2003年 アメリカ ドキュメンタリー作品
Nightly broadcasts of military and civilian deaths in a distant country; US troops fighting unconventional forces with inadequate preparation; international outcry over an unpopular war; protesters marching in city streets; baton-wielding law enforcers quelling the protesters; the political architects of the conflict evading direct questions with tongue-tying doublespeak. Sound very familiar? Nightly news about Iraq? No. These are references to the conflict that defined how war is reported today, the war that was launched to defeat the perceived threat to democracy of that generation, communism, and ultimately sent US and her allied troops home defeated, leaving countless dead: the Vietnam war.

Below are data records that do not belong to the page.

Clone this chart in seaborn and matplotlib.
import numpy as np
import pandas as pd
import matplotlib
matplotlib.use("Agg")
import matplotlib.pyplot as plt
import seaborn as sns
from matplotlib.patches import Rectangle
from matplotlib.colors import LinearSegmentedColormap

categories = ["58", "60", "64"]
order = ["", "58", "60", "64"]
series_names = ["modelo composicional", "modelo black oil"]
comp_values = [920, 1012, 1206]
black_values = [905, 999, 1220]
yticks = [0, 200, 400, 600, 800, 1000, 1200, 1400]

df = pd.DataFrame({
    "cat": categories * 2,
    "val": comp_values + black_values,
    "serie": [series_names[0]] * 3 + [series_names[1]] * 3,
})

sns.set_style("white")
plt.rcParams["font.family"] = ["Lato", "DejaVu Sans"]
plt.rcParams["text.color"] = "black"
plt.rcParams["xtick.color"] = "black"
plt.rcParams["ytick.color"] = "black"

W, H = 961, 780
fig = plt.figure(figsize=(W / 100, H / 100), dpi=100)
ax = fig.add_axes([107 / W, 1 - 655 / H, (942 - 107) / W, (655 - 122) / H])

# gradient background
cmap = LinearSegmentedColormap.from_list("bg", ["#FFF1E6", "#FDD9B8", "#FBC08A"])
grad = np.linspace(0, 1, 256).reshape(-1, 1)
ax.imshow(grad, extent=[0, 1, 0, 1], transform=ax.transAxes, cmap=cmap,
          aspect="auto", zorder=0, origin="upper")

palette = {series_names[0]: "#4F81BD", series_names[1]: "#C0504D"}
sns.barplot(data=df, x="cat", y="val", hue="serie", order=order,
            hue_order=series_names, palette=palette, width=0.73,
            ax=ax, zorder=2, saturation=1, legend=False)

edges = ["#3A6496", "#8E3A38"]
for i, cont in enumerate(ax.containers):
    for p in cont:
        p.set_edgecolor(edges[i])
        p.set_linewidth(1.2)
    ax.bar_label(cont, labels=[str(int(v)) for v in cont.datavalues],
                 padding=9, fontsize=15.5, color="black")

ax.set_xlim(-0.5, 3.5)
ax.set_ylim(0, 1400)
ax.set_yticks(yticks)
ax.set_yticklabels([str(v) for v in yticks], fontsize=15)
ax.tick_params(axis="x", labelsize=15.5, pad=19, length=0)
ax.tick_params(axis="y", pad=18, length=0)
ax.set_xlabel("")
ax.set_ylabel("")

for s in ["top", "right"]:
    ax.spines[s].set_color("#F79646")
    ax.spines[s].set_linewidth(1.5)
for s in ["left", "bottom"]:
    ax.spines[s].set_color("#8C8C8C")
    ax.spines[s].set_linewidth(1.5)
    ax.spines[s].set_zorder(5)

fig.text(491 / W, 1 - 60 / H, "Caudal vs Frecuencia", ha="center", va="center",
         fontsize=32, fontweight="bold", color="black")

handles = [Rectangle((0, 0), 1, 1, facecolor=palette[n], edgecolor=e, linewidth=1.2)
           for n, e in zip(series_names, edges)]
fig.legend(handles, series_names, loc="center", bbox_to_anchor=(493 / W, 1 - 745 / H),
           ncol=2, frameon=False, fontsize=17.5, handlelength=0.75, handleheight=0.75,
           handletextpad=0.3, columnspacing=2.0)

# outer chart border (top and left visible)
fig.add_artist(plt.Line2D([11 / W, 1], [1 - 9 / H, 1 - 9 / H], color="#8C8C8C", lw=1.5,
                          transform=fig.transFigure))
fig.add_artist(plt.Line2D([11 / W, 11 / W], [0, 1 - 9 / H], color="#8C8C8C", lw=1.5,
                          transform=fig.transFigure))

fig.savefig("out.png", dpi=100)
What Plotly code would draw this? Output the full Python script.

Robert S. McNamara was in the very inner core of decision makers as the Secretary of Defense in the White House administrations of John F. Kennedy and Lyndon B. Johnson, instigating and implementing policy over the Vietnam War. Depending on the viewpoint of the critic, he was either vilified or lionized for his role and there are few people alive today that can match his understandings and insights into the planning, execution, philosophical motivations and ultimate costs of modern warfare.
Documentary film-maker Errol Morris brilliantly crafts this movie from eleven hours of interviews with McNamara, having his subject speak candidly, looking directly into the camera and thereby at us, his audience. The insights and admissions from the former Secretary of Defense, including incriminating himself as a war criminal, are at the level of frankness we’d love to hear current administration staff talk to, to understand what led up to, and what’s really happening in the war in Iraq today.
At no time does Morris question McNamara to elicit comment on the current conflict, and ultimately there is no need to. If we as the audience look to our leaders today and judge them by the eleven lessons McNamara expounds in this documentary we can only be left with the certain understanding that mistakes of the past have never been learned and that once we have been led into the fog of war, it "is so complex it’s beyond the ability of the human mind to comprehend all the variables. Our judgment, our understanding, are not adequate and we kill people unnecessarily." What other lessons are there to be learned from war?